|Facial recognition is same as tossing coin
The Herald | April 28, 2008
After all the rhetoric about securing our borders, the Home Office has now announced its intent significantly to weaken passport control in the UK. Starting this summer, border guards will gradually be replaced at UK airports by machines performing automatic facial recognition, comparing digital photographs to the data stored on passport chips.
Four years ago, the Home Office ran biometric enrolment trials in Glasgow, Newcastle and Leicester. The trials revealed plainly the fallibility of state-of-the-art biometric authentication. The worst performing biometric technology was facial recognition, which failed 31% of the time for able-bodied participants and a farcical 52% of the time for disabled participants. Problems were also encountered with the elderly, and the system did not cope well with changes to appearances.

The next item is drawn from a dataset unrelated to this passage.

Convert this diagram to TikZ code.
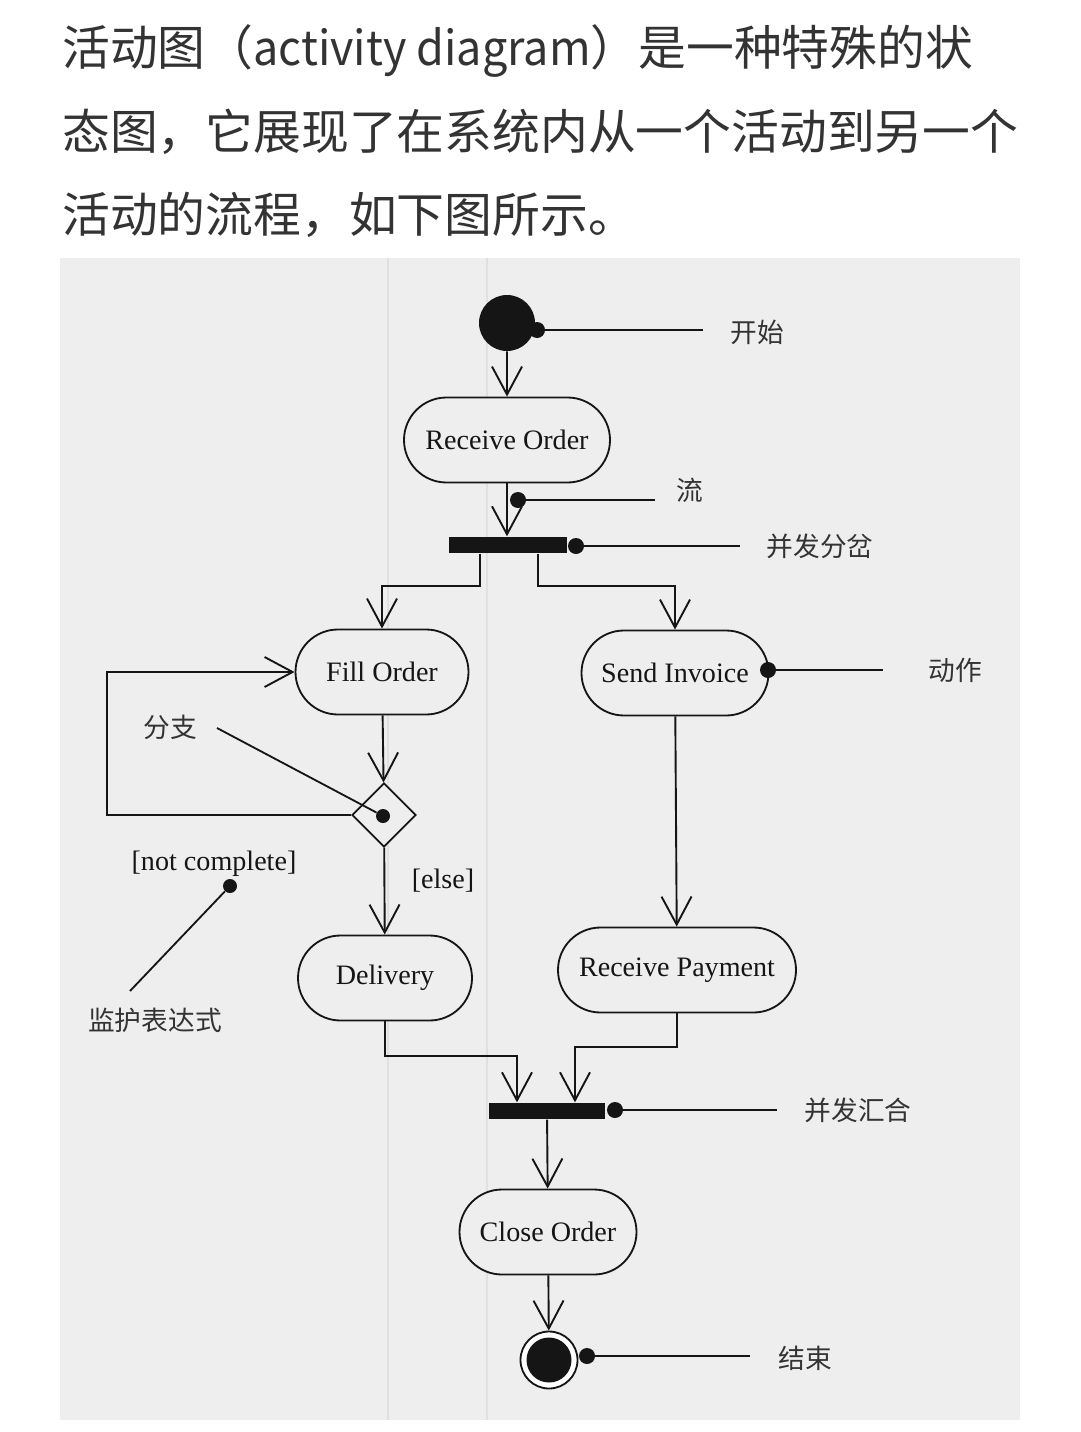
\documentclass[tikz,border=0pt]{standalone}
\usepackage{fontspec}
\setmainfont{Liberation Serif}
\newfontfamily\cjk{Noto Sans CJK SC}
\usetikzlibrary{arrows.meta,shapes.geometric,shapes.misc}
\definecolor{scan}{HTML}{EEEEEE}
\definecolor{ink}{HTML}{151515}
\definecolor{para}{HTML}{333333}
\tikzset{my action/.style={draw=ink, line width=1.3pt, rounded rectangle, fill=scan, inner sep=0pt, minimum height=21.25mm, text=ink, font=\fontsize{20}{24}\selectfont},
my bar/.style={fill=ink, rectangle, inner sep=0pt, minimum width=29.5mm, minimum height=4.2mm},
my start/.style={fill=ink, circle, inner sep=0pt, minimum size=14mm},
my end/.style={draw=ink, line width=1.3pt, circle, fill=white, inner sep=0pt, minimum size=14.25mm},
my branch/.style={draw=ink, line width=1.3pt, diamond, fill=scan, inner sep=0pt, minimum width=16mm, minimum height=16mm},
my dot/.style={fill=ink, circle, inner sep=0pt, minimum size=4mm},
my note/.style={text=para, inner sep=0pt, font=\cjk\fontsize{19}{22}\selectfont},
my guard/.style={text=ink, inner sep=0pt, font=\fontsize{20}{24}\selectfont},
my para/.style={anchor=base west, inner sep=0pt, text=para, font=\cjk\fontsize{34}{40}\selectfont},
my flow/.style={draw=ink, line width=1.35pt, -{Straight Barb[length=7mm,width=7.5mm]}},
my leader/.style={draw=ink, line width=1.3pt},}

\begin{document}
\begin{tikzpicture}[x=0.25mm,y=-0.25mm]
\useasboundingbox[fill=white] (0,0) rectangle (1080,1432);
\fill[scan] (60,258) rectangle (1020,1420);
\draw[black!12, line width=1pt] (388,258) -- (388,1420);
\draw[black!12, line width=1pt] (487,258) -- (487,1420);

\node[my para] (para1) at (62,65) {活动图（\scalebox{0.94}[1]{activity diagram}）是一种特殊的状};
\node[my para] (para2) at (62,149) {态图，它展现了在系统内从一个活动到另一个};
\node[my para] (para3) at (62,232) {活动的流程，如下图所示。};

\node[my start] (start) at (507,323) {};
\node[my action, minimum width=51.5mm] (receive) at (507,440) {Receive Order};
\node[my bar] (fork) at (508,545) {};
\node[my action, minimum width=43.25mm] (fill) at (382,672) {Fill Order};
\node[my action, minimum width=46.75mm] (send) at (675,673) {Send Invoice};
\node[my branch] (branch) at (384,815) {};
\node[my action, minimum width=43.5mm] (delivery) at (385,978) {Delivery};
\node[my action, minimum width=59.5mm] (payment) at (677,970) {Receive Payment};
\node[my bar, minimum width=29mm] (join) at (547,1111) {};
\node[my action, minimum width=44.25mm] (close) at (548,1232) {Close Order};
\node[my end] (end) at (549,1360) {};
\node[my start, minimum size=11.25mm] (endcore) at (549,1360) {};

\draw[my flow] (start) -- (receive);
\draw[my flow] (receive.south) -- (receive.south |- fork.north);
\draw[my flow] ([xshift=-7.1mm]fork.south) -- ++(0,32) -| (fill);
\draw[my flow] ([xshift=7.4mm]fork.south) -- ++(0,32) -| (send);
\draw[my flow] (fill) -- (branch);
\draw[my flow] (branch.west) -- ++(-244,0) |- (fill);
\draw[my flow] (branch) -- (delivery);
\draw[my flow] (send) -- (payment);
\draw[my flow] (delivery.south) -- ++(0,35) -| ([xshift=-7.5mm]join.north);
\draw[my flow] (payment.south) -- ++(0,34) -| ([xshift=7mm]join.north);
\draw[my flow] (join) -- (close);
\draw[my flow] (close) -- (end);

\node[my dot] (startdot) at (537,330) {};
\node[my dot] (flowdot) at (518,500) {};
\node[my dot] (forkdot) at (576,546) {};
\node[my dot] (senddot) at (768,670) {};
\node[my dot, minimum size=3.5mm] (branchdot) at (383,816) {};
\node[my dot, minimum size=3.5mm] (guarddot) at (230,886) {};
\node[my dot] (joindot) at (615,1110) {};
\node[my dot] (enddot) at (587,1356) {};

\coordinate (startleader) at (703,330);
\coordinate (flowleader) at (655,500);
\coordinate (forkleader) at (740,546);
\coordinate (sendleader) at (883,670);
\coordinate (branchleader) at (217,728);
\coordinate (guardleader) at (130,991);
\coordinate (joinleader) at (777,1110);
\coordinate (endleader) at (750,1356);

\draw[my leader] (startdot) -- (startleader);
\draw[my leader] (flowdot) -- (flowleader);
\draw[my leader] (forkdot) -- (forkleader);
\draw[my leader] (senddot) -- (sendleader);
\draw[my leader] (branchdot) -- (branchleader);
\draw[my leader] (guarddot) -- (guardleader);
\draw[my leader] (joindot) -- (joinleader);
\draw[my leader] (enddot) -- (endleader);

\node[my note] (startlbl) at (757,332) {开始};
\node[my note] (flowlbl) at (690,490) {流};
\node[my note] (forklbl) at (820,546) {并发分岔};
\node[my note] (sendlbl) at (955,670) {动作};
\node[my note] (branchlbl) at (170,727) {分支};
\node[my guard] (guardlbl) at (214,864) {[not complete]};
\node[my note] (guardnote) at (155,1020) {监护表达式};
\node[my guard] (elselbl) at (443,881) {[else]};
\node[my note] (joinlbl) at (858,1110) {并发汇合};
\node[my note] (endlbl) at (805,1358) {结束};
\end{tikzpicture}
\end{document}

Meanwhile, cryptographic researchers working with NO2ID have demonstrated the ability to clone UK passport chips remotely, without even removing passports from the sealed packaging in which they are delivered to recipients. Now all that will stand between imposters with cloned passports and entry to Britain will be a flawed authentication system that performs no better than tossing a coin.
The government is clearly keen to save money. There are much better savings to be made than firing the border guards at airports.
Geraint Bevan, NO2ID Scotland, Glasgow.